BRIEF: Quote the listing below in its entirety, omitting every image.

(Data items)
--
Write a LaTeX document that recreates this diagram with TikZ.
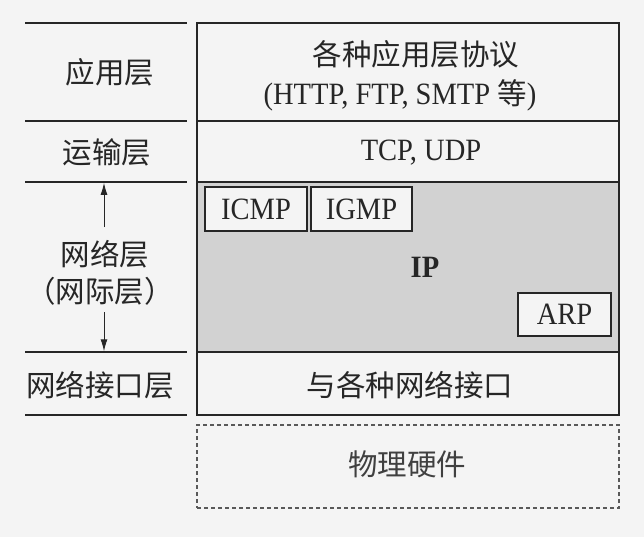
\documentclass[tikz,border=0pt]{standalone}
\usepackage{fontspec}
\setmainfont{Liberation Serif}
\newfontfamily\lat[FakeStretch=0.92]{Liberation Serif}
\newfontfamily\cjk{Noto Sans CJK SC}
\usetikzlibrary{arrows.meta}
\definecolor{bg}{HTML}{F4F4F4}
\definecolor{ipgray}{HTML}{D2D2D2}
\definecolor{ink}{HTML}{262626}
\begin{document}
\begin{tikzpicture}[x=1pt,y=-1pt,
  cn/.style={font=\cjk\fontsize{29.5}{34}\selectfont, inner sep=0pt, text=ink},
  lt/.style={font=\lat\fontsize{31}{34}\selectfont, inner sep=0pt, text=ink},
  row/.style={draw=ink, line width=1.4pt, minimum width=422pt, inner sep=0pt, align=center, text=ink},
  sepline/.style={draw=ink, line width=1.4pt},
  protobox/.style={draw=ink, line width=1.3pt, fill=bg, inner sep=0pt, minimum height=44pt, font=\lat\fontsize{31}{34}\selectfont, text=ink},
  dimarrow/.style={draw=ink, line width=1pt, -{Latex[length=12pt,width=7pt]}},
]
\useasboundingbox[fill=bg] (0,0) rectangle (644,537);

% right column rows
\node[row, minimum height=98pt] (app) at (408,72) {};
\node[row, minimum height=61pt] (trans) at (408,151.5) {};
\node[row, minimum height=170pt, fill=ipgray] (net) at (408,267) {};
\node[row, minimum height=63pt] (link) at (408,383.5) {};
\node[draw=black!65, line width=1.2pt, dash pattern=on 4pt off 3pt, minimum width=422pt, minimum height=83pt, inner sep=0pt] (phys) at (408,466.5) {};

% texts in the rows
\node[cn] (apptxt1) at (416,54) {各种应用层协议};
\node[lt] (apptxt2) at (400,95) {(HTTP, FTP, SMTP {\cjk\fontsize{29.5}{34}\selectfont 等})};
\node[lt] (transtxt) at (421,153) {TCP, UDP};
\node[lt, font=\lat\bfseries\fontsize{31}{34}\selectfont] (ip) at (425,267) {IP};
\node[protobox, minimum width=102pt] (icmp) at (256,209) {ICMP};
\node[protobox, minimum width=101pt] (igmp) at (361.5,209) {IGMP};
\node[protobox, minimum width=93pt, minimum height=43pt] (arp) at (564.5,314.5) {ARP};
\node[cn] (linktxt) at (410,385) {与各种网络接口};
\node[cn, text=black!75] (phystxt) at (407,464) {物理硬件};

% left column separators
\coordinate (l0a) at (25,23);  \coordinate (l0b) at (187,23);
\coordinate (l1a) at (25,121); \coordinate (l1b) at (187,121);
\coordinate (l2a) at (25,182); \coordinate (l2b) at (187,182);
\coordinate (l3a) at (25,352); \coordinate (l3b) at (187,352);
\coordinate (l4a) at (25,415); \coordinate (l4b) at (187,415);
\draw[sepline] (l0a) -- (l0b);
\draw[sepline] (l1a) -- (l1b);
\draw[sepline] (l2a) -- (l2b);
\draw[sepline] (l3a) -- (l3b);
\draw[sepline] (l4a) -- (l4b);

% left column labels
\node[cn] (lapp) at (110,72) {应用层};
\node[cn] (ltrans) at (107,152) {运输层};
\node[cn] (lnet1) at (105,254) {网络层};
\node[cn] (lnet2) at (100,291) {（网际层）};
\node[cn] (llink) at (100,385) {网络接口层};

% arrows
\coordinate (upstart) at (104,227);
\coordinate (uptip) at (104,182.8);
\coordinate (downstart) at (104,312);
\coordinate (downtip) at (104,351.3);
\draw[dimarrow] (upstart) -- (uptip);
\draw[dimarrow] (downstart) -- (downtip);
\end{tikzpicture}
\end{document}
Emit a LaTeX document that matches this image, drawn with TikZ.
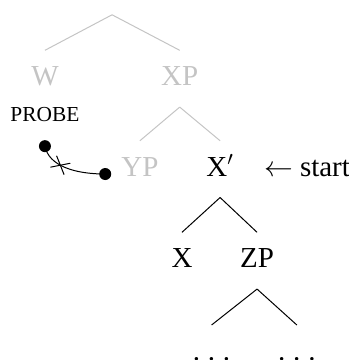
\documentclass[tikz,border=0pt]{standalone}
\usepackage{fontspec}
\setmainfont{Liberation Serif}
\usetikzlibrary{shapes.misc}
\definecolor{faint}{HTML}{C4C4C4}
\tikzset{
  cat/.style={inner xsep=1pt,inner ysep=8pt,text height=9.5pt,text depth=0pt,
    font=\fontsize{14.5}{17}\selectfont},
  faded/.style={text=faint},
  branch/.style={draw=black,line width=.5pt},
  fadedbranch/.style={branch,draw=faint},
  feature/.style={circle,fill=black,inner sep=0pt,minimum size=6pt},
  agree/.style={draw=black,line width=.5pt}
}
\newcommand{\wideldots}{.\kern3.9pt.\kern3.9pt.}

\begin{document}
\begin{tikzpicture}[x=1cm,y=-1cm]
  \useasboundingbox (0,0) rectangle (6.13,6.33);

  % Upper, faded part of the tree.
  \coordinate (root) at (1.97,0.26);
  \node[cat,faded] (w) at (0.79,1.34) {W};
  \node[cat,faded] (xp) at (3.16,1.34) {XP};
  \node[cat,faded] (yp) at (2.46,2.93) {YP};
  \draw[fadedbranch] (root) -- (w.north);
  \draw[fadedbranch] (root) -- (xp.north);
  \draw[fadedbranch] ([yshift=-2.5pt]xp.south) -- (yp.north);
  \draw[fadedbranch] ([yshift=-2.5pt]xp.south) -- (3.87,2.93|-yp.north);

  % Current node and what lies below it.
  \node[cat] (xbar) at (3.87,2.93) {X$'$};
  \node[cat,anchor=west] (start) at (4.60,2.93) {$\leftarrow$ start};
  \node[cat] (x) at (3.20,4.54) {X};
  \node[cat] (zp) at (4.52,4.54) {ZP};
  \node[cat] (zl) at (3.72,6.17) {\wideldots};
  \node[cat] (zr) at (5.22,6.17) {\wideldots};
  \draw[branch] ([yshift=-2.5pt]xbar.south) -- (x.north);
  \draw[branch] ([yshift=-2.5pt]xbar.south) -- (zp.north);
  \draw[branch] ([yshift=-2.5pt]zp.south) -- (zl.north);
  \draw[branch] ([yshift=-2.5pt]zp.south) -- (zr.north);

  % Blocked probe.
  \node[font=\fontsize{10.7}{13}\selectfont,inner sep=0pt] (probe) at (0.79,2.02) {PROBE};
  \node[feature] (pdot) at (0.79,2.57) {};
  \node[feature] (gdot) at (1.85,3.06) {};
  \draw[agree] (pdot.center) .. controls (0.86,2.92) and (1.32,3.06) .. (gdot.center)
    node[pos=.42,sloped,cross out,draw,line width=.5pt,inner sep=0pt,
      minimum width=7.3pt,minimum height=6pt] (block) {};
\end{tikzpicture}
\end{document}
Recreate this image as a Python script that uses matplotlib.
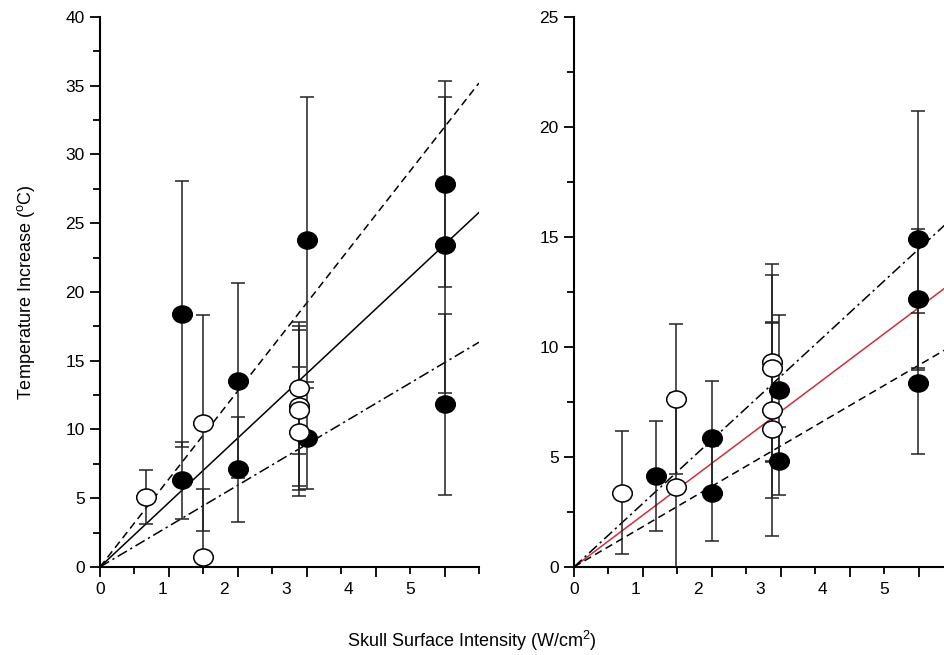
--
THE RESPONSE:
Write a LaTeX document that recreates this diagram with TikZ.
\documentclass[tikz,border=0pt]{standalone}
\usepackage{fontspec}
\setmainfont{Liberation Serif}
\newfontfamily\lat[FakeStretch=0.92]{Liberation Serif}
\newfontfamily\cjk{Noto Sans CJK SC}
\usetikzlibrary{arrows.meta}
\definecolor{bg}{HTML}{F4F4F4}
\definecolor{ipgray}{HTML}{D2D2D2}
\definecolor{ink}{HTML}{262626}
\begin{document}
\begin{tikzpicture}[x=1pt,y=-1pt,
  cn/.style={font=\cjk\fontsize{29.5}{34}\selectfont, inner sep=0pt, text=ink},
  lt/.style={font=\lat\fontsize{31}{34}\selectfont, inner sep=0pt, text=ink},
  row/.style={draw=ink, line width=1.4pt, minimum width=422pt, inner sep=0pt, align=center, text=ink},
  sepline/.style={draw=ink, line width=1.4pt},
  protobox/.style={draw=ink, line width=1.3pt, fill=bg, inner sep=0pt, minimum height=44pt, font=\lat\fontsize{31}{34}\selectfont, text=ink},
  dimarrow/.style={draw=ink, line width=1pt, -{Latex[length=12pt,width=7pt]}},
]
\useasboundingbox[fill=bg] (0,0) rectangle (644,537);

% right column rows
\node[row, minimum height=98pt] (app) at (408,72) {};
\node[row, minimum height=61pt] (trans) at (408,151.5) {};
\node[row, minimum height=170pt, fill=ipgray] (net) at (408,267) {};
\node[row, minimum height=63pt] (link) at (408,383.5) {};
\node[draw=black!65, line width=1.2pt, dash pattern=on 4pt off 3pt, minimum width=422pt, minimum height=83pt, inner sep=0pt] (phys) at (408,466.5) {};

% texts in the rows
\node[cn] (apptxt1) at (416,54) {各种应用层协议};
\node[lt] (apptxt2) at (400,95) {(HTTP, FTP, SMTP {\cjk\fontsize{29.5}{34}\selectfont 等})};
\node[lt] (transtxt) at (421,153) {TCP, UDP};
\node[lt, font=\lat\bfseries\fontsize{31}{34}\selectfont] (ip) at (425,267) {IP};
\node[protobox, minimum width=102pt] (icmp) at (256,209) {ICMP};
\node[protobox, minimum width=101pt] (igmp) at (361.5,209) {IGMP};
\node[protobox, minimum width=93pt, minimum height=43pt] (arp) at (564.5,314.5) {ARP};
\node[cn] (linktxt) at (410,385) {与各种网络接口};
\node[cn, text=black!75] (phystxt) at (407,464) {物理硬件};

% left column separators
\coordinate (l0a) at (25,23);  \coordinate (l0b) at (187,23);
\coordinate (l1a) at (25,121); \coordinate (l1b) at (187,121);
\coordinate (l2a) at (25,182); \coordinate (l2b) at (187,182);
\coordinate (l3a) at (25,352); \coordinate (l3b) at (187,352);
\coordinate (l4a) at (25,415); \coordinate (l4b) at (187,415);
\draw[sepline] (l0a) -- (l0b);
\draw[sepline] (l1a) -- (l1b);
\draw[sepline] (l2a) -- (l2b);
\draw[sepline] (l3a) -- (l3b);
\draw[sepline] (l4a) -- (l4b);

% left column labels
\node[cn] (lapp) at (110,72) {应用层};
\node[cn] (ltrans) at (107,152) {运输层};
\node[cn] (lnet1) at (105,254) {网络层};
\node[cn] (lnet2) at (100,291) {（网际层）};
\node[cn] (llink) at (100,385) {网络接口层};

% arrows
\coordinate (upstart) at (104,227);
\coordinate (uptip) at (104,182.8);
\coordinate (downstart) at (104,312);
\coordinate (downtip) at (104,351.3);
\draw[dimarrow] (upstart) -- (uptip);
\draw[dimarrow] (downstart) -- (downtip);
\end{tikzpicture}
\end{document}
Emit a LaTeX document that matches this image, drawn with TikZ.
\documentclass[tikz,border=0pt]{standalone}
\usepackage{fontspec}
\setmainfont{Liberation Serif}
\usetikzlibrary{shapes.misc}
\definecolor{faint}{HTML}{C4C4C4}
\tikzset{
  cat/.style={inner xsep=1pt,inner ysep=8pt,text height=9.5pt,text depth=0pt,
    font=\fontsize{14.5}{17}\selectfont},
  faded/.style={text=faint},
  branch/.style={draw=black,line width=.5pt},
  fadedbranch/.style={branch,draw=faint},
  feature/.style={circle,fill=black,inner sep=0pt,minimum size=6pt},
  agree/.style={draw=black,line width=.5pt}
}
\newcommand{\wideldots}{.\kern3.9pt.\kern3.9pt.}

\begin{document}
\begin{tikzpicture}[x=1cm,y=-1cm]
  \useasboundingbox (0,0) rectangle (6.13,6.33);

  % Upper, faded part of the tree.
  \coordinate (root) at (1.97,0.26);
  \node[cat,faded] (w) at (0.79,1.34) {W};
  \node[cat,faded] (xp) at (3.16,1.34) {XP};
  \node[cat,faded] (yp) at (2.46,2.93) {YP};
  \draw[fadedbranch] (root) -- (w.north);
  \draw[fadedbranch] (root) -- (xp.north);
  \draw[fadedbranch] ([yshift=-2.5pt]xp.south) -- (yp.north);
  \draw[fadedbranch] ([yshift=-2.5pt]xp.south) -- (3.87,2.93|-yp.north);

  % Current node and what lies below it.
  \node[cat] (xbar) at (3.87,2.93) {X$'$};
  \node[cat,anchor=west] (start) at (4.60,2.93) {$\leftarrow$ start};
  \node[cat] (x) at (3.20,4.54) {X};
  \node[cat] (zp) at (4.52,4.54) {ZP};
  \node[cat] (zl) at (3.72,6.17) {\wideldots};
  \node[cat] (zr) at (5.22,6.17) {\wideldots};
  \draw[branch] ([yshift=-2.5pt]xbar.south) -- (x.north);
  \draw[branch] ([yshift=-2.5pt]xbar.south) -- (zp.north);
  \draw[branch] ([yshift=-2.5pt]zp.south) -- (zl.north);
  \draw[branch] ([yshift=-2.5pt]zp.south) -- (zr.north);

  % Blocked probe.
  \node[font=\fontsize{10.7}{13}\selectfont,inner sep=0pt] (probe) at (0.79,2.02) {PROBE};
  \node[feature] (pdot) at (0.79,2.57) {};
  \node[feature] (gdot) at (1.85,3.06) {};
  \draw[agree] (pdot.center) .. controls (0.86,2.92) and (1.32,3.06) .. (gdot.center)
    node[pos=.42,sloped,cross out,draw,line width=.5pt,inner sep=0pt,
      minimum width=7.3pt,minimum height=6pt] (block) {};
\end{tikzpicture}
\end{document}
Recreate this image as a Python script that uses matplotlib.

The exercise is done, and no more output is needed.